*** SOURCE DATA ***
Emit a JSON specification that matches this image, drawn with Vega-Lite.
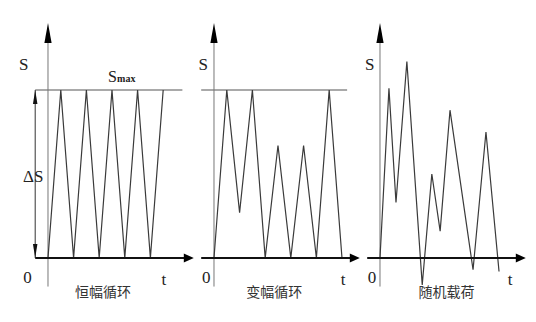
{
  "$schema": "https://vega.github.io/schema/vega-lite/v6.json",
  "padding": 0,
  "background": "white",
  "config": {"view": {"stroke": null}},
  "data": {
    "values": [
      {"kind": "load", "p": 1, "t": 0, "S": 0},
      {"kind": "load", "p": 1, "t": 1, "S": 100},
      {"kind": "load", "p": 1, "t": 2, "S": 0},
      {"kind": "load", "p": 1, "t": 3, "S": 100},
      {"kind": "load", "p": 1, "t": 4, "S": 0},
      {"kind": "load", "p": 1, "t": 5, "S": 100},
      {"kind": "load", "p": 1, "t": 6, "S": 0},
      {"kind": "load", "p": 1, "t": 7, "S": 100},
      {"kind": "load", "p": 1, "t": 8, "S": 0},
      {"kind": "load", "p": 1, "t": 9, "S": 100},

      {"kind": "load", "p": 2, "t": 0, "S": 0},
      {"kind": "load", "p": 2, "t": 1, "S": 100},
      {"kind": "load", "p": 2, "t": 2, "S": 27},
      {"kind": "load", "p": 2, "t": 3, "S": 100},
      {"kind": "load", "p": 2, "t": 4, "S": 0},
      {"kind": "load", "p": 2, "t": 5, "S": 67},
      {"kind": "load", "p": 2, "t": 6, "S": 0},
      {"kind": "load", "p": 2, "t": 7, "S": 67},
      {"kind": "load", "p": 2, "t": 8, "S": 0},
      {"kind": "load", "p": 2, "t": 9, "S": 100},
      {"kind": "load", "p": 2, "t": 10, "S": 0},

      {"kind": "load", "p": 3, "t": 0, "S": 0},
      {"kind": "load", "p": 3, "t": 0.7, "S": 101},
      {"kind": "load", "p": 3, "t": 1.25, "S": 33},
      {"kind": "load", "p": 3, "t": 2.1, "S": 117},
      {"kind": "load", "p": 3, "t": 3.3, "S": -16},
      {"kind": "load", "p": 3, "t": 4.05, "S": 50},
      {"kind": "load", "p": 3, "t": 4.7, "S": 16},
      {"kind": "load", "p": 3, "t": 5.47, "S": 88},
      {"kind": "load", "p": 3, "t": 7.27, "S": -7},
      {"kind": "load", "p": 3, "t": 8.28, "S": 75},
      {"kind": "load", "p": 3, "t": 9.3, "S": -8},

      {"kind": "xaxis", "p": 1, "t": -1.0, "t2": 11, "S": 0},
      {"kind": "xaxis", "p": 2, "t": -1.0, "t2": 11, "S": 0},
      {"kind": "xaxis", "p": 3, "t": -1.0, "t2": 11, "S": 0},
      {"kind": "right", "p": 1, "t": 11, "S": 0},
      {"kind": "right", "p": 2, "t": 11, "S": 0},
      {"kind": "right", "p": 3, "t": 11, "S": 0},

      {"kind": "yaxis", "p": 1, "t": 0, "S": -17, "S2": 130},
      {"kind": "yaxis", "p": 2, "t": 0, "S": -17, "S2": 130},
      {"kind": "yaxis", "p": 3, "t": 0, "S": -17, "S2": 130},
      {"kind": "up", "p": 1, "t": 0, "S": 133.9},
      {"kind": "up", "p": 2, "t": 0, "S": 133.9},
      {"kind": "up", "p": 3, "t": 0, "S": 133.9},

      {"kind": "smax", "p": 1, "t": -1.0, "t2": 10.5, "S": 100},
      {"kind": "smax", "p": 2, "t": -1.0, "t2": 10.4, "S": 100},

      {"kind": "dS", "p": 1, "t": -1.0, "S": 0, "S2": 100},
      {"kind": "dSup", "p": 1, "t": -1.0, "S": 95.8},
      {"kind": "dSdown", "p": 1, "t": -1.0, "S": 4.2},

      {"kind": "sym", "p": 1, "t": -1.9, "S": 115, "txt": "S"},
      {"kind": "sym", "p": 2, "t": -0.85, "S": 115, "txt": "S"},
      {"kind": "sym", "p": 3, "t": -0.8, "S": 115, "txt": "S"},
      {"kind": "sym", "p": 1, "t": -1.6, "S": -11.9, "txt": "0"},
      {"kind": "sym", "p": 2, "t": -0.6, "S": -11.9, "txt": "0"},
      {"kind": "sym", "p": 3, "t": -0.62, "S": -11.9, "txt": "0"},
      {"kind": "sym", "p": 1, "t": 9.06, "S": -13, "txt": "t"},
      {"kind": "sym", "p": 2, "t": 10.08, "S": -13, "txt": "t"},
      {"kind": "sym", "p": 3, "t": 10.16, "S": -13, "txt": "t"},
      {"kind": "sym", "p": 1, "t": -1.15, "S": 48, "txt": "ΔS"},

      {"kind": "smaxS", "p": 1, "t": 5.38, "S": 104.5, "txt": "S"},
      {"kind": "smaxSub", "p": 1, "t": 5.4, "S": 104.5, "txt": "max"},

      {"kind": "title", "p": 1, "t": 4.3, "S": -20.8, "txt": "恒幅循环"},
      {"kind": "title", "p": 2, "t": 4.7, "S": -20.8, "txt": "变幅循环"},
      {"kind": "title", "p": 3, "t": 5.2, "S": -20.8, "txt": "随机载荷"}
    ]
  },
  "facet": {"column": {"field": "p", "type": "ordinal", "header": null}},
  "spacing": 0,
  "bounds": "flush",
  "spec": {
    "width": 166,
    "height": 322,
    "encoding": {
      "x": {"field": "t", "type": "quantitative", "axis": null,
            "scale": {"domain": [-3.75, 9.22], "nice": false, "zero": false}},
      "y": {"field": "S", "type": "quantitative", "axis": null,
            "scale": {"domain": [-38.1, 153.6], "nice": false, "zero": false}}
    },
    "layer": [
      {
        "transform": [{"filter": "datum.kind === 'smax'"}],
        "mark": {"type": "rule", "color": "#8c8c8c", "strokeWidth": 1.6},
        "encoding": {"x2": {"field": "t2"}}
      },
      {
        "transform": [{"filter": "datum.kind === 'yaxis'"}],
        "mark": {"type": "rule", "color": "#777777", "strokeWidth": 1},
        "encoding": {"y2": {"field": "S2"}}
      },
      {
        "transform": [{"filter": "datum.kind === 'dS'"}],
        "mark": {"type": "rule", "color": "#333333", "strokeWidth": 1},
        "encoding": {"y2": {"field": "S2"}}
      },
      {
        "transform": [{"filter": "datum.kind === 'load'"}],
        "mark": {"type": "line", "color": "#3a3a3a", "strokeWidth": 1.2},
        "encoding": {}
      },
      {
        "transform": [{"filter": "datum.kind === 'xaxis'"}],
        "mark": {"type": "rule", "color": "#111111", "strokeWidth": 2},
        "encoding": {"x2": {"field": "t2"}}
      },
      {
        "transform": [{"filter": "datum.kind === 'right'"}],
        "mark": {"type": "point", "filled": true, "color": "#000000", "opacity": 1,
                 "shape": "M1,0L-1,-0.9L-1,0.9Z", "size": 100, "strokeWidth": 0}
      },
      {
        "transform": [{"filter": "datum.kind === 'up'"}],
        "mark": {"type": "point", "filled": true, "color": "#000000", "opacity": 1,
                 "shape": "M0,-1L0.36,1L-0.36,1Z", "size": 400, "strokeWidth": 0}
      },
      {
        "transform": [{"filter": "datum.kind === 'dSup'"}],
        "mark": {"type": "point", "filled": true, "color": "#111111", "opacity": 1,
                 "shape": "M0,-1L0.32,1L-0.32,1Z", "size": 196, "strokeWidth": 0}
      },
      {
        "transform": [{"filter": "datum.kind === 'dSdown'"}],
        "mark": {"type": "point", "filled": true, "color": "#111111", "opacity": 1,
                 "shape": "M0,1L0.32,-1L-0.32,-1Z", "size": 196, "strokeWidth": 0}
      },
      {
        "transform": [{"filter": "datum.kind === 'sym'"}],
        "mark": {"type": "text", "font": "'Liberation Serif', 'DejaVu Serif', serif", "fontSize": 17,
                 "color": "#222222", "align": "center", "baseline": "middle"},
        "encoding": {"text": {"field": "txt"}}
      },
      {
        "transform": [{"filter": "datum.kind === 'smaxS'"}],
        "mark": {"type": "text", "font": "'Liberation Serif', 'DejaVu Serif', serif", "fontSize": 16,
                 "color": "#222222", "align": "right", "baseline": "alphabetic"},
        "encoding": {"text": {"field": "txt"}}
      },
      {
        "transform": [{"filter": "datum.kind === 'smaxSub'"}],
        "mark": {"type": "text", "font": "'Liberation Serif', 'DejaVu Serif', serif", "fontSize": 10, "fontWeight": "bold",
                 "color": "#222222", "align": "left", "baseline": "alphabetic"},
        "encoding": {"text": {"field": "txt"}}
      },
      {
        "transform": [{"filter": "datum.kind === 'title'"}],
        "mark": {"type": "text", "font": "Noto Sans CJK SC", "fontSize": 14,
                 "color": "#333333", "align": "center", "baseline": "middle"},
        "encoding": {"text": {"field": "txt"}}
      }
    ]
  }
}
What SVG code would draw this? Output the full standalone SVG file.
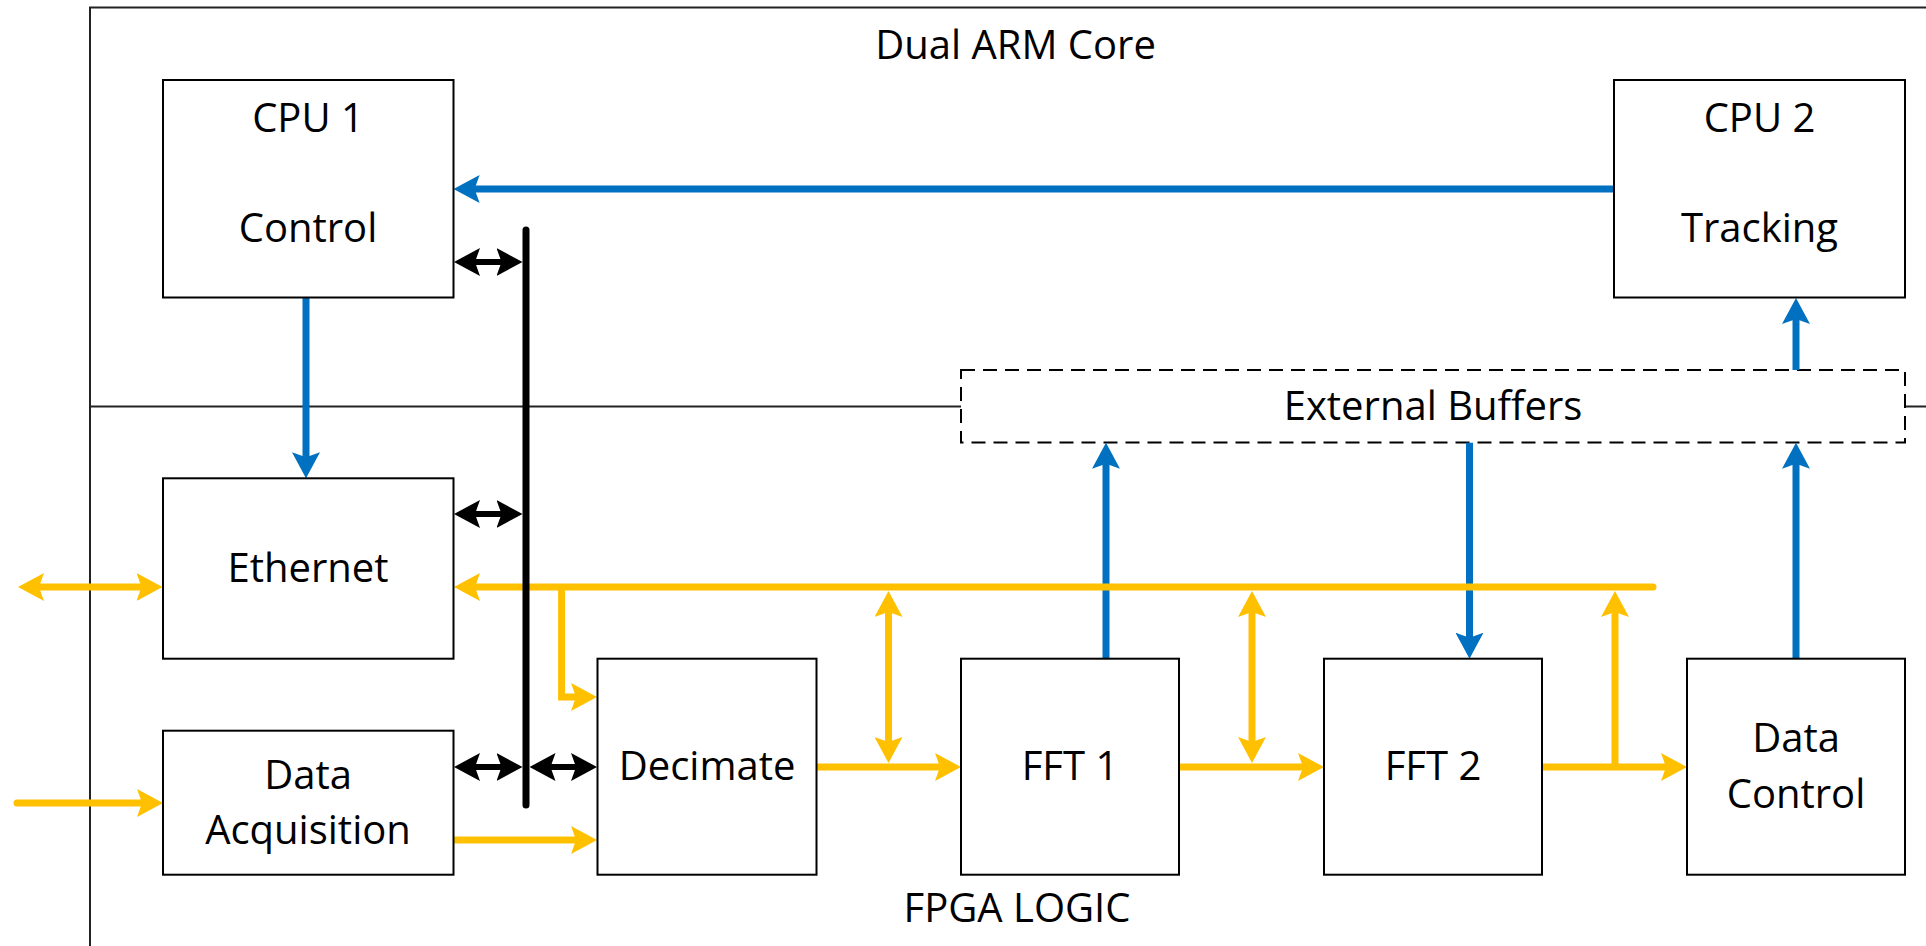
***
GIVEN REQUEST:
Scan the data for the word "this" and copy every line where it shows up.

THE RESPONSE:
Emit a JSON specification that matches this image, drawn with Vega-Lite.
What SVG code would draw this? Output the full standalone SVG file.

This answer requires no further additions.